Plaintiff Claims Onglyza Lead to Heart Failure

According to his complaint, the plaintiff took Onglyza (saxagliptin) from September 2015 to April 2017. He followed his doctor’s instructions and took the drug as directed.  While using it, however, he says that he had a heart attack and developed congestive heart failure, which he claims was caused by Onglyza. He was hospitalized for these conditions in November 2015 and January 2016.

As a result of these injuries, the plaintiff says that he has suffered pain, mental anguish, and disfigurement, and has lost earning capacity. He further expects to incur future medical expenses. He alleges that had the defendants been forthcoming about the risks associated with their drug, his doctors wouldn’t have prescribed it to him, or would have warned him of the risks.

He adds that he remained unaware of the connection between his condition and Onglyza until recently, because the defendants “actively concealed” the drug’s risks.

Defendants Wait Too Long to Test Onglyza for Cardiovascular Risks

Onglyza was approved by the FDA approval for sale in July 2009. It is one of a class of type 2 medications called “dipeptidyl peptidase-4 (DDP-4) inhibitors,” or “incretin mimetics,” which works by stimulating the pancreas to make insulin after a meal. This extra insulin helps keep blood sugar levels under control.

The drug also inhibits the action of incretin, a hormone which normally stimulates the production of insulin. The plaintiff states in his complaint that the drug manipulates the “natural biological incretin effect” by enabling the insulin-releasing process for longer period of time than what the body is used to. He says the company should have performed more testing of the drug to determine if this might increase the risk of cardiovascular problems, but didn’t.

In 2008, the U.S. Department of Health and Human Services, Food and Drug Administration, and Center for Drug Evaluation and Research, issued a Guidance for Industry in which it asked companies developing type 2 diabetes drugs to take steps to make sure their products were not associated with an unacceptable increase in cardiovascular risk.  According to the plaintiff, however, the defendants “failed to perform adequate clinical trials to determine if their drugs created such an increased risk” during the development of the drug.

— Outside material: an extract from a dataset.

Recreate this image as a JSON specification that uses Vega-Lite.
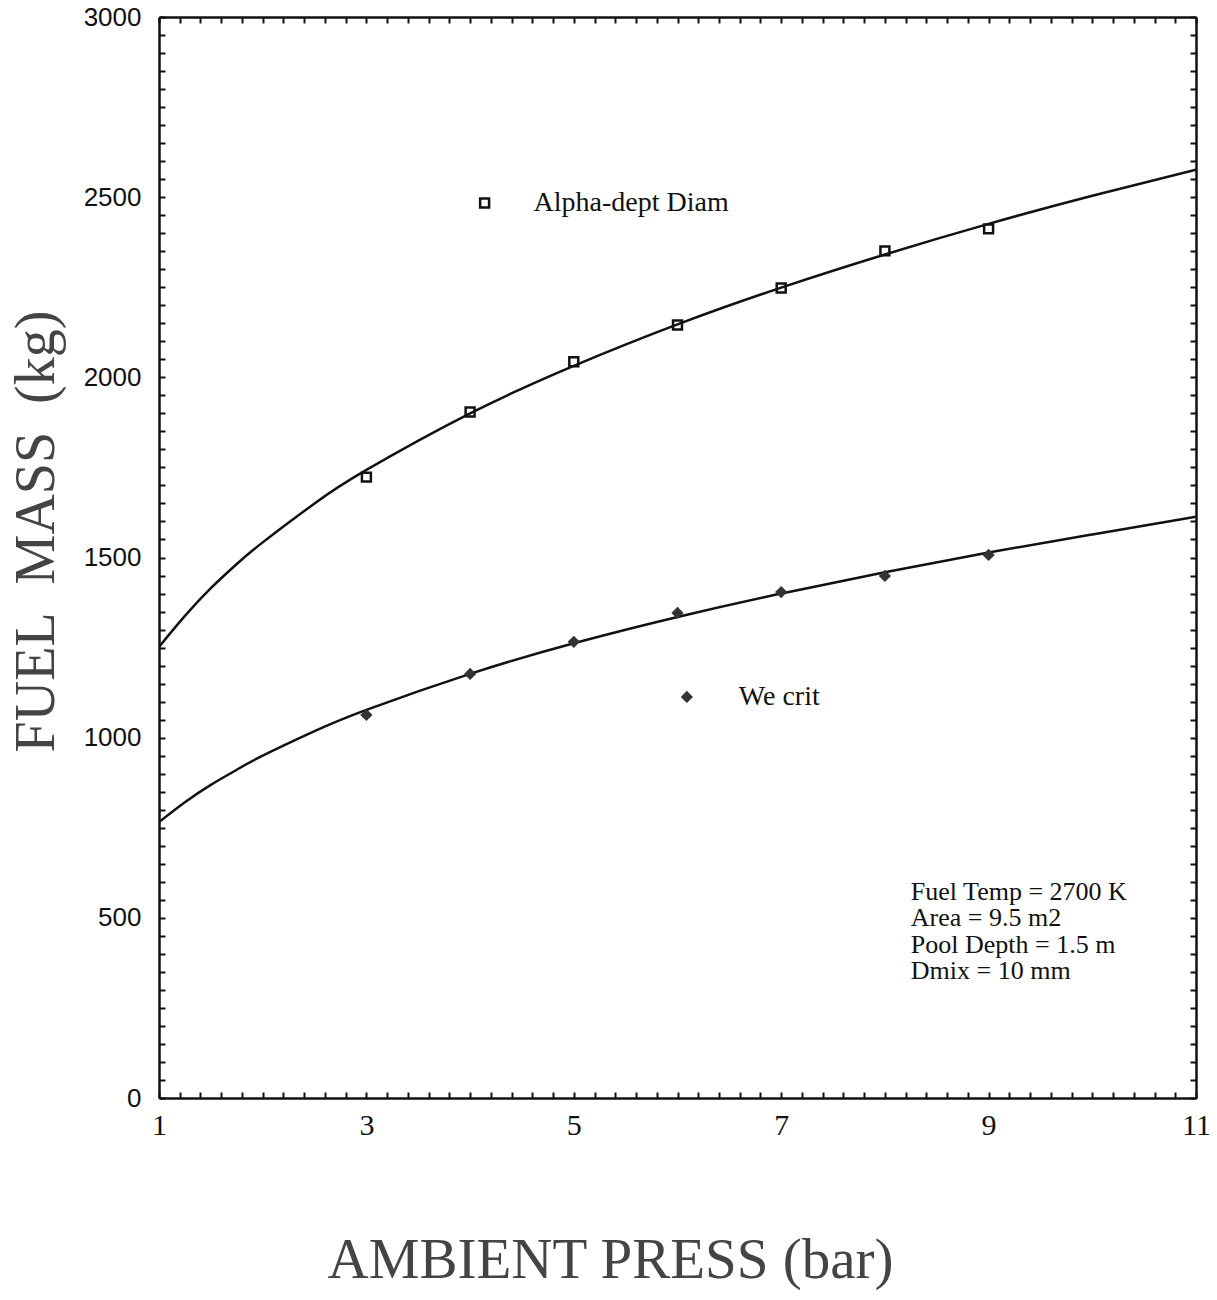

It wasn’t until Onglyza was already on the market that the manufacturers finally conducted a cardiovascular trial.

FDA Panel Recommends Increased Warnings

The trial was called the SAVOR trial. Researchers conducting the trial found that those patients taking Onglyza had a statistically significant increased risk of being hospitalized due to heart failure. The FDA requested the raw data from the trial, and performed its own analysis.

After confirming the results, the FDA scheduled a meeting of the Endocrinologic and Metabolic Drugs Advisory Committee in April 2015. The panel recommended that the FDA require additional warnings on the drug to alert healthcare providers and patients of the risk of heart failure. The FDA did just that in 2016, but this was too little, too late for the plaintiff.